Does anyone know of similar all in one tanks with LED lighting?


----------



## rickey (Jul 7, 2013)

I know of Marineland BIO-Wheel LED Aquarium Kit there are others. We are seeing more and more LED lighting. I would venture to say in 5 year it will be standard equipment.

R


----------



## Batmantha (May 27, 2012)

Wow thats a nice looking tank I dont think I have seen those ones before


----------



## sponge1234 (Oct 29, 2013)

I have the mainland bio-wheel 29 gallon kit, and I tried to grow plants in it but it didn't work for me, so I just did a african tank. I assume that you want a planted tank?
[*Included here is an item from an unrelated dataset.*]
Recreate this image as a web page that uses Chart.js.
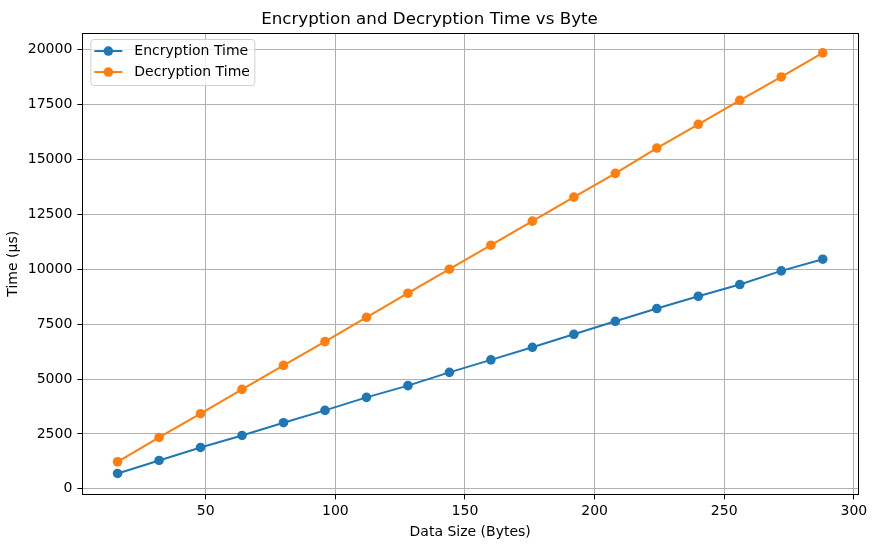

But over all, it's a nice tank.


----------



## sandybottom (Nov 29, 2012)

i like mr.aqua rimless tanks with finnex fugeray led lights.they are not all-in-one tanks. big fan of the fugerays though, at 7000k they are great for low to medium light plants.


----------



## sliderdkp (Aug 8, 2013)

Fluval makes a very nice, expandable LED light strip.


----------



## frankiefire (Feb 26, 2013)

sponge1234 said:


> I have the mainland bio-wheel 29 gallon kit, and I tried to grow plants in it but it didn't work for me, so I just did a african tank. I assume that you want a planted tank? But over all, it's a nice tank.


I have the same tank in a 20 gallon. The led lighting is useless for plants as said. I ended up getting a glass lid and a dual t5ho fixture.


----------



## Batmantha (May 27, 2012)

I cant seem to find those tanks in the shops near me


----------